Shaheen’s remarks as prepared for delivery are included below:

Mr. President, along with many of my colleagues, I rise today to support an increase in the minimum wage that would give 28 million American workers a long overdue raise.

I know that the years since the economic collapse in 2008 have been hard for families in New Hampshire and across the country.  Although CEO salaries seem to rise each day, pay for working families has stagnated. 

While the cost of food, transportation and childcare all continue to climb, and families struggle to make ends meet, the minimum wage for American workers has been stuck at $7.25 per hour since 2009. 

At that rate, a single mother working full-time in New Hampshire does not earn enough to keep her family out of poverty. 

Adults working full time cannot support their families on the minimum wage.

That needs to change. 

The Fair Minimum Wage Act would increase the minimum wage to $10.10 over two years, providing a raise to nearly 20 percent of New Hampshire’s workforce and lifting 10,000 people in our state out of poverty.

Nationwide, one-third of all minimum wage workers are women over the age of 25. 

In New Hampshire, 70 percent of minimum wage workers are women. 

This effort is about these women and the 34,000 children in the Granite State whose parents would have a little more in their paycheck each week if we increase minimum pay to $10.10.

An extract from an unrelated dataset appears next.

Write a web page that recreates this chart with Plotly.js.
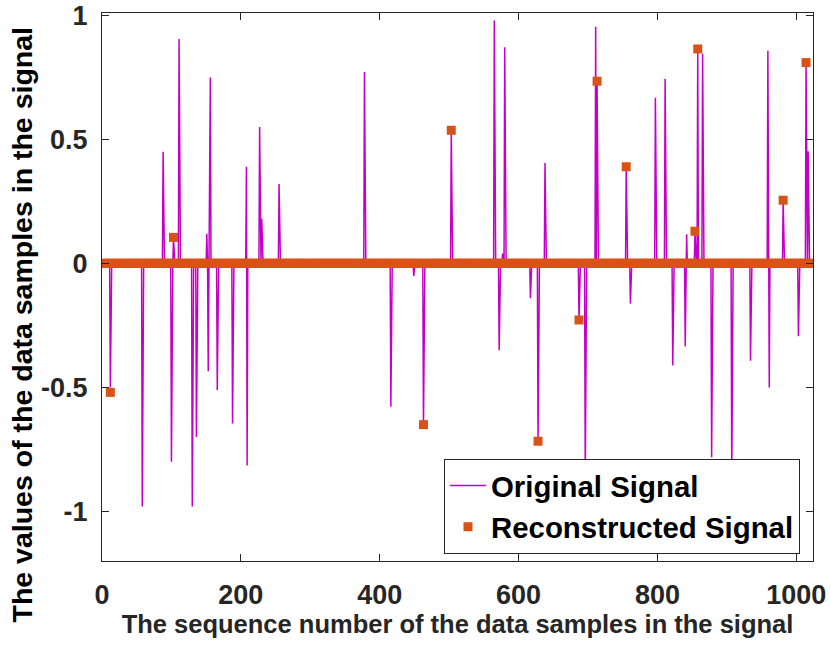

I know that many critics claim only teenagers hold minimum wage jobs, but that’s just not true.  Teens make up only 12 percent of those who would get a raise if we boosted pay to $10.10. 

Minimum wage workers are also veterans. 

The Fair Minimum Wage Act is also about giving a raise to the 4,500 New Hampshire veterans who earn $7.25 an hour and are struggling to get by. 

I urge my colleagues to join me in voting to give these veterans a raise.

Making sure workers in New Hampshire get a fair wage for an honest day’s work is something I have focused on since I was Governor.  In 1997, I signed a bill into law that boosted minimum wages for tipped workers in our state, nearly 75 percent of whom are women. 

As was the case then, today we must act to raise the minimum wage to ensure that hardworking Americans have a fair shot at success. 

I urge my colleagues to support the Fair Minimum Wage Act and I yield the floor.